* **Your instructions**
Pictures aside, quote the whole listing exactly.
= = = =
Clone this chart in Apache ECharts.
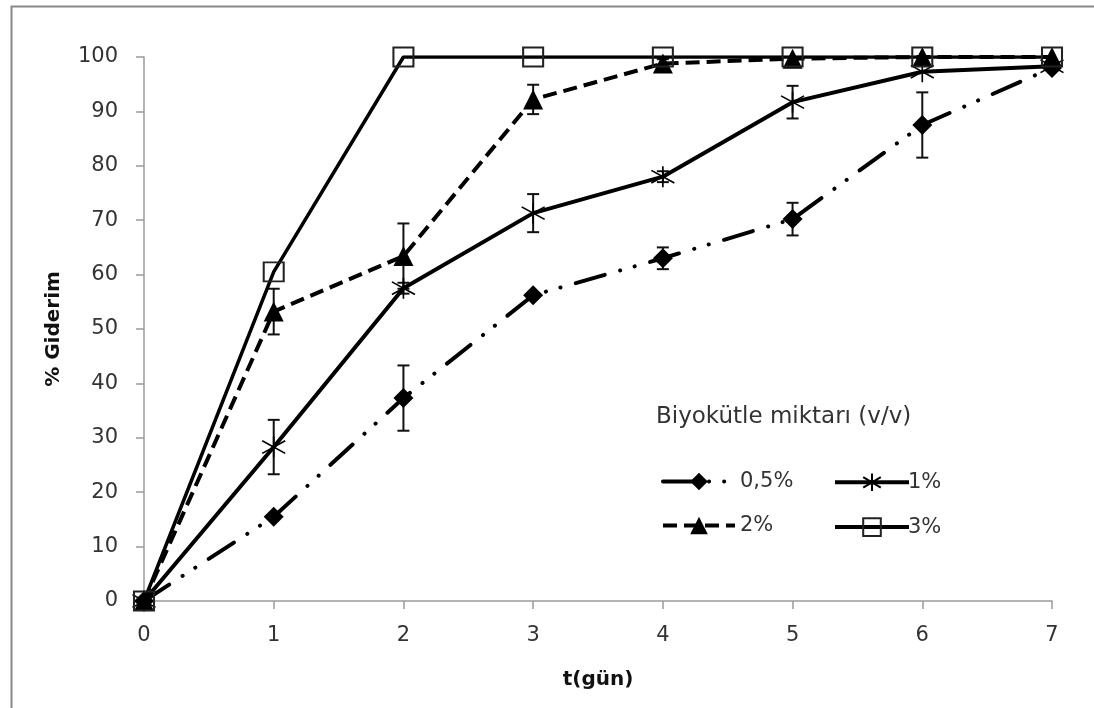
<!DOCTYPE html>
<html><head><meta charset="utf-8">
<script src="https://cdn.jsdelivr.net/npm/echarts@6/dist/echarts.min.js"></script>
<style>html,body{margin:0;padding:0;background:#fff}#c{width:1094px;height:708px}</style>
</head><body><div id="c"></div>
<script>
const days = [0, 1, 2, 3, 4, 5, 6, 7];
const xTicks = [0, 1, 2, 3, 4, 5, 6, 7];
const yTicks = [0, 10, 20, 30, 40, 50, 60, 70, 80, 90, 100];
const seriesNames = ['0,5%', '1%', '2%', '3%'];
const s05 = [0, 15.5, 37.3, 56.2, 63.0, 70.2, 87.5, 98.0];
const s1  = [0, 28.3, 57.5, 71.3, 78.0, 91.7, 97.3, 98.3];
const s2  = [0, 53.2, 63.4, 92.2, 98.8, 99.7, 100, 100];
const s3  = [0, 60.5, 100, 100, 100, 100, 100, 100];
const err05 = [0, 0, 6.0, 0, 2.0, 3.0, 6.0, 0];
const err1  = [0, 5.0, 1.0, 3.5, 1.0, 3.0, 0, 0];
const err2  = [0, 4.2, 6.0, 2.7, 0.8, 0, 0, 0];
const legendTitle = 'Biyokütle miktarı (v/v)';
const yName = '% Giderim';
const xName = 't(gün)';

const FONT = 'DejaVu Sans';
const pts = (v) => days.map((d, i) => [d, v[i]]);
const errData = (v, e) => days.map((d, i) => [d, v[i] - e[i], v[i] + e[i]]).filter((r, i) => e[i] > 0);

const asterisk = 'path://M10,0 L10,20 M1,4 L19,16 M19,4 L1,16';
const square = 'path://M0,0 L20,0 L20,20 L0,20 Z';

function errSeries(v, e) {
  return {
    type: 'custom',
    data: errData(v, e),
    z: 1,
    silent: true,
    renderItem: function (params, api) {
      const x = api.value(0);
      const lo = api.coord([x, api.value(1)]);
      const hi = api.coord([x, api.value(2)]);
      const w = 6;
      const st = { stroke: '#111', lineWidth: 2, fill: 'none' };
      return {
        type: 'group',
        children: [
          { type: 'line', shape: { x1: lo[0], y1: lo[1], x2: hi[0], y2: hi[1] }, style: st },
          { type: 'line', shape: { x1: lo[0] - w, y1: lo[1], x2: lo[0] + w, y2: lo[1] }, style: st },
          { type: 'line', shape: { x1: hi[0] - w, y1: hi[1], x2: hi[0] + w, y2: hi[1] }, style: st }
        ]
      };
    }
  };
}

const axisLabel = { fontFamily: FONT, fontSize: 21, color: '#333' };
const legendBase = {
  orient: 'vertical', top: 466, itemHeight: 22, itemGap: 23,
  lineStyle: { width: 4 }
};
const option = {
  animation: false,
  backgroundColor: '#fff',
  graphic: [
    { type: 'rect', left: 9, top: 4, shape: { width: 1100, height: 720 }, style: { fill: 'none', stroke: '#888', lineWidth: 2 }, silent: true },
    { type: 'text', left: 656, top: 406, style: { text: legendTitle, fontFamily: FONT, fontSize: 23, fill: '#333' } }
  ],
  grid: { left: 144, right: 42, top: 57, bottom: 107 },
  xAxis: {
    type: 'value', min: 0, max: 7, interval: 1,
    name: xName, nameLocation: 'middle', nameGap: 69,
    nameTextStyle: { fontFamily: FONT, fontSize: 20, fontWeight: 'bold', color: '#111' },
    axisLine: { onZero: false, lineStyle: { color: '#9a9a9a', width: 1.5 } },
    axisTick: { show: true, length: 8, lineStyle: { color: '#9a9a9a', width: 1.5 } },
    axisLabel: Object.assign({ margin: 24, formatter: (v) => xTicks.includes(v) ? String(v) : '' }, axisLabel),
    splitLine: { show: false }
  },
  yAxis: {
    type: 'value', min: 0, max: 100, interval: 10,
    name: yName, nameLocation: 'middle', nameGap: 80, nameRotate: 90,
    nameTextStyle: { fontFamily: FONT, fontSize: 20, fontWeight: 'bold', color: '#111' },
    axisLine: { show: true, lineStyle: { color: '#9a9a9a', width: 1.5 } },
    axisTick: { show: true, length: 8, lineStyle: { color: '#9a9a9a', width: 1.5 } },
    axisLabel: Object.assign({ margin: 26, formatter: (v) => yTicks.includes(v) ? String(v) : '' }, axisLabel),
    splitLine: { show: false }
  },
  legend: [
    Object.assign({}, legendBase, {
      data: [seriesNames[0], seriesNames[2]], left: 656, itemWidth: 72,
      textStyle: { fontFamily: FONT, fontSize: 21, color: '#333', padding: [0, 0, 0, 0] }
    }),
    Object.assign({}, legendBase, {
      data: [seriesNames[1], seriesNames[3]], left: 828, itemWidth: 74,
      textStyle: { fontFamily: FONT, fontSize: 21, color: '#333', padding: [0, 0, 0, -6] }
    })
  ],
  series: [
    errSeries(s05, err05), errSeries(s1, err1), errSeries(s2, err2),
    {
      name: seriesNames[0], type: 'line', data: pts(s05), z: 3,
      symbol: 'diamond', symbolSize: 20,
      lineStyle: { color: '#000', width: 4, type: [30, 16, 0.1, 15, 0.1, 16], cap: 'round' },
      itemStyle: { color: '#000' }
    },
    {
      name: seriesNames[1], type: 'line', data: pts(s1), z: 3,
      symbol: asterisk, symbolSize: [23, 21],
      lineStyle: { color: '#000', width: 4 },
      itemStyle: { color: 'none', borderColor: '#000', borderWidth: 1.6 }
    },
    {
      name: seriesNames[2], type: 'line', data: pts(s2), z: 4,
      symbol: 'triangle', symbolSize: 20,
      lineStyle: { color: '#000', width: 4, type: [14, 7] },
      itemStyle: { color: '#000' }
    },
    {
      name: seriesNames[3], type: 'line', data: pts(s3), z: 5,
      symbol: square, symbolSize: [20, 19],
      lineStyle: { color: '#000', width: 3.5 },
      itemStyle: { color: 'rgba(0,0,0,0)', borderColor: '#222', borderWidth: 2 }
    }
  ]
};
const chart = echarts.init(document.getElementById('c'), null, { renderer: 'canvas' });
chart.setOption(option);
</script></body></html>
= = = =
* **The completed task**
Clone this chart in Apache ECharts.
<!DOCTYPE html>
<html><head><meta charset="utf-8">
<script src="https://cdn.jsdelivr.net/npm/echarts@6/dist/echarts.min.js"></script>
<style>html,body{margin:0;padding:0;background:#fff}#c{width:1094px;height:708px}</style>
</head><body><div id="c"></div>
<script>
const days = [0, 1, 2, 3, 4, 5, 6, 7];
const xTicks = [0, 1, 2, 3, 4, 5, 6, 7];
const yTicks = [0, 10, 20, 30, 40, 50, 60, 70, 80, 90, 100];
const seriesNames = ['0,5%', '1%', '2%', '3%'];
const s05 = [0, 15.5, 37.3, 56.2, 63.0, 70.2, 87.5, 98.0];
const s1  = [0, 28.3, 57.5, 71.3, 78.0, 91.7, 97.3, 98.3];
const s2  = [0, 53.2, 63.4, 92.2, 98.8, 99.7, 100, 100];
const s3  = [0, 60.5, 100, 100, 100, 100, 100, 100];
const err05 = [0, 0, 6.0, 0, 2.0, 3.0, 6.0, 0];
const err1  = [0, 5.0, 1.0, 3.5, 1.0, 3.0, 0, 0];
const err2  = [0, 4.2, 6.0, 2.7, 0.8, 0, 0, 0];
const legendTitle = 'Biyokütle miktarı (v/v)';
const yName = '% Giderim';
const xName = 't(gün)';

const FONT = 'DejaVu Sans';
const pts = (v) => days.map((d, i) => [d, v[i]]);
const errData = (v, e) => days.map((d, i) => [d, v[i] - e[i], v[i] + e[i]]).filter((r, i) => e[i] > 0);

const asterisk = 'path://M10,0 L10,20 M1,4 L19,16 M19,4 L1,16';
const square = 'path://M0,0 L20,0 L20,20 L0,20 Z';

function errSeries(v, e) {
  return {
    type: 'custom',
    data: errData(v, e),
    z: 1,
    silent: true,
    renderItem: function (params, api) {
      const x = api.value(0);
      const lo = api.coord([x, api.value(1)]);
      const hi = api.coord([x, api.value(2)]);
      const w = 6;
      const st = { stroke: '#111', lineWidth: 2, fill: 'none' };
      return {
        type: 'group',
        children: [
          { type: 'line', shape: { x1: lo[0], y1: lo[1], x2: hi[0], y2: hi[1] }, style: st },
          { type: 'line', shape: { x1: lo[0] - w, y1: lo[1], x2: lo[0] + w, y2: lo[1] }, style: st },
          { type: 'line', shape: { x1: hi[0] - w, y1: hi[1], x2: hi[0] + w, y2: hi[1] }, style: st }
        ]
      };
    }
  };
}

const axisLabel = { fontFamily: FONT, fontSize: 21, color: '#333' };
const legendBase = {
  orient: 'vertical', top: 466, itemHeight: 22, itemGap: 23,
  lineStyle: { width: 4 }
};
const option = {
  animation: false,
  backgroundColor: '#fff',
  graphic: [
    { type: 'rect', left: 9, top: 4, shape: { width: 1100, height: 720 }, style: { fill: 'none', stroke: '#888', lineWidth: 2 }, silent: true },
    { type: 'text', left: 656, top: 406, style: { text: legendTitle, fontFamily: FONT, fontSize: 23, fill: '#333' } }
  ],
  grid: { left: 144, right: 42, top: 57, bottom: 107 },
  xAxis: {
    type: 'value', min: 0, max: 7, interval: 1,
    name: xName, nameLocation: 'middle', nameGap: 69,
    nameTextStyle: { fontFamily: FONT, fontSize: 20, fontWeight: 'bold', color: '#111' },
    axisLine: { onZero: false, lineStyle: { color: '#9a9a9a', width: 1.5 } },
    axisTick: { show: true, length: 8, lineStyle: { color: '#9a9a9a', width: 1.5 } },
    axisLabel: Object.assign({ margin: 24, formatter: (v) => xTicks.includes(v) ? String(v) : '' }, axisLabel),
    splitLine: { show: false }
  },
  yAxis: {
    type: 'value', min: 0, max: 100, interval: 10,
    name: yName, nameLocation: 'middle', nameGap: 80, nameRotate: 90,
    nameTextStyle: { fontFamily: FONT, fontSize: 20, fontWeight: 'bold', color: '#111' },
    axisLine: { show: true, lineStyle: { color: '#9a9a9a', width: 1.5 } },
    axisTick: { show: true, length: 8, lineStyle: { color: '#9a9a9a', width: 1.5 } },
    axisLabel: Object.assign({ margin: 26, formatter: (v) => yTicks.includes(v) ? String(v) : '' }, axisLabel),
    splitLine: { show: false }
  },
  legend: [
    Object.assign({}, legendBase, {
      data: [seriesNames[0], seriesNames[2]], left: 656, itemWidth: 72,
      textStyle: { fontFamily: FONT, fontSize: 21, color: '#333', padding: [0, 0, 0, 0] }
    }),
    Object.assign({}, legendBase, {
      data: [seriesNames[1], seriesNames[3]], left: 828, itemWidth: 74,
      textStyle: { fontFamily: FONT, fontSize: 21, color: '#333', padding: [0, 0, 0, -6] }
    })
  ],
  series: [
    errSeries(s05, err05), errSeries(s1, err1), errSeries(s2, err2),
    {
      name: seriesNames[0], type: 'line', data: pts(s05), z: 3,
      symbol: 'diamond', symbolSize: 20,
      lineStyle: { color: '#000', width: 4, type: [30, 16, 0.1, 15, 0.1, 16], cap: 'round' },
      itemStyle: { color: '#000' }
    },
    {
      name: seriesNames[1], type: 'line', data: pts(s1), z: 3,
      symbol: asterisk, symbolSize: [23, 21],
      lineStyle: { color: '#000', width: 4 },
      itemStyle: { color: 'none', borderColor: '#000', borderWidth: 1.6 }
    },
    {
      name: seriesNames[2], type: 'line', data: pts(s2), z: 4,
      symbol: 'triangle', symbolSize: 20,
      lineStyle: { color: '#000', width: 4, type: [14, 7] },
      itemStyle: { color: '#000' }
    },
    {
      name: seriesNames[3], type: 'line', data: pts(s3), z: 5,
      symbol: square, symbolSize: [20, 19],
      lineStyle: { color: '#000', width: 3.5 },
      itemStyle: { color: 'rgba(0,0,0,0)', borderColor: '#222', borderWidth: 2 }
    }
  ]
};
const chart = echarts.init(document.getElementById('c'), null, { renderer: 'canvas' });
chart.setOption(option);
</script></body></html>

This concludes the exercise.